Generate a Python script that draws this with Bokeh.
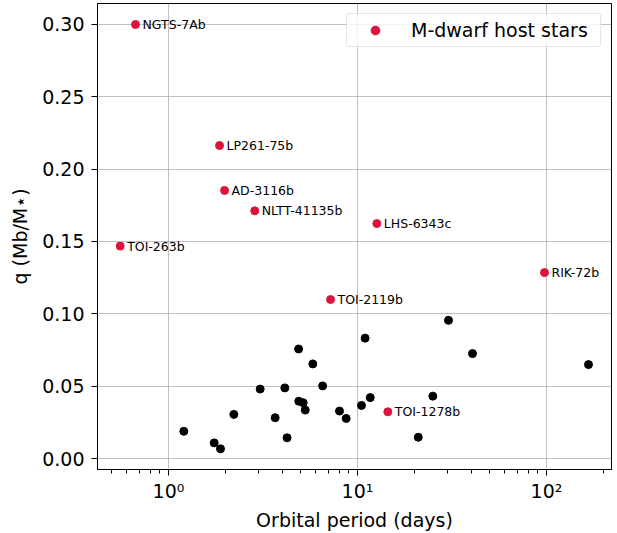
import numpy as np
from bokeh.plotting import figure
from bokeh.models import FixedTicker, CustomJSTickFormatter, Range1d, Legend
from bokeh.core.properties import value
from bokeh.embed import file_html
from bokeh.resources import INLINE

# ---------------- data ----------------
host_period = [1.205, 1.745, 1.884, 2.217, 3.055, 3.667, 4.126, 4.24, 4.88, 4.89,
               5.16, 5.29, 5.80, 6.54, 8.03, 8.71, 10.5, 10.97, 11.68, 20.96,
               25.04, 30.3, 40.6, 166.8]
host_q = [0.0188, 0.0108, 0.0067, 0.0305, 0.0480, 0.0282, 0.0488, 0.0143, 0.0757, 0.0396,
          0.0385, 0.0335, 0.0654, 0.0502, 0.0328, 0.0277, 0.0367, 0.0832, 0.0421, 0.0147,
          0.0431, 0.0955, 0.0725, 0.0649]

mdwarf_names = ["NGTS-7Ab", "LP261-75b", "AD-3116b", "NLTT-41135b", "TOI-263b",
                "LHS-6343c", "RIK-72b", "TOI-2119b", "TOI-1278b"]
mdwarf_period = [0.669, 1.862, 1.98, 2.86, 0.555, 12.66, 97.6, 7.2, 14.47]
mdwarf_q = [0.300, 0.2163, 0.1853, 0.1712, 0.1468, 0.1624, 0.1285, 0.1099, 0.0323]

x_ticks = [1, 10, 100]
x_tick_labels = ["10\u2070", "10\u00b9", "10\u00b2"]
y_ticks = [0.0, 0.05, 0.10, 0.15, 0.20, 0.25, 0.30]
y_tick_labels = ["0.00", "0.05", "0.10", "0.15", "0.20", "0.25", "0.30"]

x_label = "Orbital period (days)"
y_label = "q (Mb/M\u22c6)"
legend_label = "M-dwarf host stars"

FONT = "DejaVu Sans"
XMIN, XMAX = 0.421, 220.8
YMIN, YMAX = -0.0076, 0.3145

W, H = 617, 533
BL, BR, BT, BB = 97, 6, 3, 62

p = figure(width=W, height=H, x_axis_type="log", output_backend="svg",
           toolbar_location=None,
           x_range=Range1d(XMIN, XMAX), y_range=Range1d(YMIN, YMAX),
           min_border_left=BL, min_border_right=BR,
           min_border_top=BT, min_border_bottom=BB)
p.background_fill_color = "white"
p.border_fill_color = "white"
p.outline_line_color = "black"
p.outline_line_width = 1

# grids
for g in (p.xgrid, p.ygrid):
    g.grid_line_color = "#b0b0b0"
    g.grid_line_width = 1
    g.grid_line_alpha = 0.8

# x axis
minor = [m * 10.0 ** k for k in (-1, 0, 1, 2) for m in range(2, 10)]
p.xaxis.ticker = FixedTicker(ticks=x_ticks, minor_ticks=minor)
p.xaxis.formatter = CustomJSTickFormatter(
    args=dict(tvals=x_ticks, tlabs=x_tick_labels),
    code="for (let i=0;i<tvals.length;i++){ if (Math.abs(tvals[i]-tick) < 1e-9*Math.max(1,tvals[i])) return tlabs[i]; } return '';")
p.xaxis.axis_label = x_label

# y axis
p.yaxis.ticker = FixedTicker(ticks=y_ticks, minor_ticks=[])
p.yaxis.formatter = CustomJSTickFormatter(
    args=dict(tvals=y_ticks, tlabs=y_tick_labels),
    code="for (let i=0;i<tvals.length;i++){ if (Math.abs(tvals[i]-tick) < 1e-9) return tlabs[i]; } return '';")
p.yaxis.axis_label = y_label

for ax in (p.xaxis[0], p.yaxis[0]):
    ax.axis_line_color = "black"
    ax.axis_line_width = 1
    ax.major_tick_line_color = "black"
    ax.minor_tick_line_color = "black"
    ax.major_tick_out = 6
    ax.major_tick_in = 0
    ax.minor_tick_out = 4
    ax.minor_tick_in = 0
    ax.major_label_text_font = FONT
    ax.major_label_text_font_size = "19px"
    ax.major_label_text_color = "black"
    ax.axis_label_text_font = FONT
    ax.axis_label_text_font_size = "19px"
    ax.axis_label_text_font_style = "normal"
    ax.axis_label_text_color = "black"
p.xaxis.major_label_standoff = 4
p.xaxis.axis_label_standoff = 4
p.yaxis.major_label_standoff = 7
p.yaxis.axis_label_standoff = 8

# data
p.scatter(host_period, host_q, size=8, color="black", line_color="black")
p.scatter(mdwarf_period, mdwarf_q, size=8, color="#dc143c", line_color="#dc143c",
          legend_label=legend_label)
p.text(x=mdwarf_period, y=mdwarf_q, text=mdwarf_names, x_offset=7,
       text_baseline="middle", text_align="left",
       text_font=value(FONT), text_font_size=value("12.5px"), text_color="black")

# legend
lg = p.legend[0]
lg.location = "top_right"
lg.margin = 10
lg.padding = 5
lg.glyph_width = 46
lg.glyph_height = 22
lg.label_standoff = 13
lg.label_width = 184
lg.label_text_font = FONT
lg.label_text_font_size = "19px"
lg.label_text_color = "black"
lg.label_height = 22
lg.border_line_color = "#cccccc"
lg.border_line_width = 1
lg.background_fill_alpha = 0.8
if "border_radius" in Legend.properties():
    lg.border_radius = 3

open("out.html", "w").write(file_html(p, INLINE))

§ **TO DO**
Give the data again exactly as written, with all pictures left out.

§ **OUTPUT OF THE EXERCISE**
Generate a Python script that draws this with Bokeh.
import numpy as np
from bokeh.plotting import figure
from bokeh.models import FixedTicker, CustomJSTickFormatter, Range1d, Legend
from bokeh.core.properties import value
from bokeh.embed import file_html
from bokeh.resources import INLINE

# ---------------- data ----------------
host_period = [1.205, 1.745, 1.884, 2.217, 3.055, 3.667, 4.126, 4.24, 4.88, 4.89,
               5.16, 5.29, 5.80, 6.54, 8.03, 8.71, 10.5, 10.97, 11.68, 20.96,
               25.04, 30.3, 40.6, 166.8]
host_q = [0.0188, 0.0108, 0.0067, 0.0305, 0.0480, 0.0282, 0.0488, 0.0143, 0.0757, 0.0396,
          0.0385, 0.0335, 0.0654, 0.0502, 0.0328, 0.0277, 0.0367, 0.0832, 0.0421, 0.0147,
          0.0431, 0.0955, 0.0725, 0.0649]

mdwarf_names = ["NGTS-7Ab", "LP261-75b", "AD-3116b", "NLTT-41135b", "TOI-263b",
                "LHS-6343c", "RIK-72b", "TOI-2119b", "TOI-1278b"]
mdwarf_period = [0.669, 1.862, 1.98, 2.86, 0.555, 12.66, 97.6, 7.2, 14.47]
mdwarf_q = [0.300, 0.2163, 0.1853, 0.1712, 0.1468, 0.1624, 0.1285, 0.1099, 0.0323]

x_ticks = [1, 10, 100]
x_tick_labels = ["10\u2070", "10\u00b9", "10\u00b2"]
y_ticks = [0.0, 0.05, 0.10, 0.15, 0.20, 0.25, 0.30]
y_tick_labels = ["0.00", "0.05", "0.10", "0.15", "0.20", "0.25", "0.30"]

x_label = "Orbital period (days)"
y_label = "q (Mb/M\u22c6)"
legend_label = "M-dwarf host stars"

FONT = "DejaVu Sans"
XMIN, XMAX = 0.421, 220.8
YMIN, YMAX = -0.0076, 0.3145

W, H = 617, 533
BL, BR, BT, BB = 97, 6, 3, 62

p = figure(width=W, height=H, x_axis_type="log", output_backend="svg",
           toolbar_location=None,
           x_range=Range1d(XMIN, XMAX), y_range=Range1d(YMIN, YMAX),
           min_border_left=BL, min_border_right=BR,
           min_border_top=BT, min_border_bottom=BB)
p.background_fill_color = "white"
p.border_fill_color = "white"
p.outline_line_color = "black"
p.outline_line_width = 1

# grids
for g in (p.xgrid, p.ygrid):
    g.grid_line_color = "#b0b0b0"
    g.grid_line_width = 1
    g.grid_line_alpha = 0.8

# x axis
minor = [m * 10.0 ** k for k in (-1, 0, 1, 2) for m in range(2, 10)]
p.xaxis.ticker = FixedTicker(ticks=x_ticks, minor_ticks=minor)
p.xaxis.formatter = CustomJSTickFormatter(
    args=dict(tvals=x_ticks, tlabs=x_tick_labels),
    code="for (let i=0;i<tvals.length;i++){ if (Math.abs(tvals[i]-tick) < 1e-9*Math.max(1,tvals[i])) return tlabs[i]; } return '';")
p.xaxis.axis_label = x_label

# y axis
p.yaxis.ticker = FixedTicker(ticks=y_ticks, minor_ticks=[])
p.yaxis.formatter = CustomJSTickFormatter(
    args=dict(tvals=y_ticks, tlabs=y_tick_labels),
    code="for (let i=0;i<tvals.length;i++){ if (Math.abs(tvals[i]-tick) < 1e-9) return tlabs[i]; } return '';")
p.yaxis.axis_label = y_label

for ax in (p.xaxis[0], p.yaxis[0]):
    ax.axis_line_color = "black"
    ax.axis_line_width = 1
    ax.major_tick_line_color = "black"
    ax.minor_tick_line_color = "black"
    ax.major_tick_out = 6
    ax.major_tick_in = 0
    ax.minor_tick_out = 4
    ax.minor_tick_in = 0
    ax.major_label_text_font = FONT
    ax.major_label_text_font_size = "19px"
    ax.major_label_text_color = "black"
    ax.axis_label_text_font = FONT
    ax.axis_label_text_font_size = "19px"
    ax.axis_label_text_font_style = "normal"
    ax.axis_label_text_color = "black"
p.xaxis.major_label_standoff = 4
p.xaxis.axis_label_standoff = 4
p.yaxis.major_label_standoff = 7
p.yaxis.axis_label_standoff = 8

# data
p.scatter(host_period, host_q, size=8, color="black", line_color="black")
p.scatter(mdwarf_period, mdwarf_q, size=8, color="#dc143c", line_color="#dc143c",
          legend_label=legend_label)
p.text(x=mdwarf_period, y=mdwarf_q, text=mdwarf_names, x_offset=7,
       text_baseline="middle", text_align="left",
       text_font=value(FONT), text_font_size=value("12.5px"), text_color="black")

# legend
lg = p.legend[0]
lg.location = "top_right"
lg.margin = 10
lg.padding = 5
lg.glyph_width = 46
lg.glyph_height = 22
lg.label_standoff = 13
lg.label_width = 184
lg.label_text_font = FONT
lg.label_text_font_size = "19px"
lg.label_text_color = "black"
lg.label_height = 22
lg.border_line_color = "#cccccc"
lg.border_line_width = 1
lg.background_fill_alpha = 0.8
if "border_radius" in Legend.properties():
    lg.border_radius = 3

open("out.html", "w").write(file_html(p, INLINE))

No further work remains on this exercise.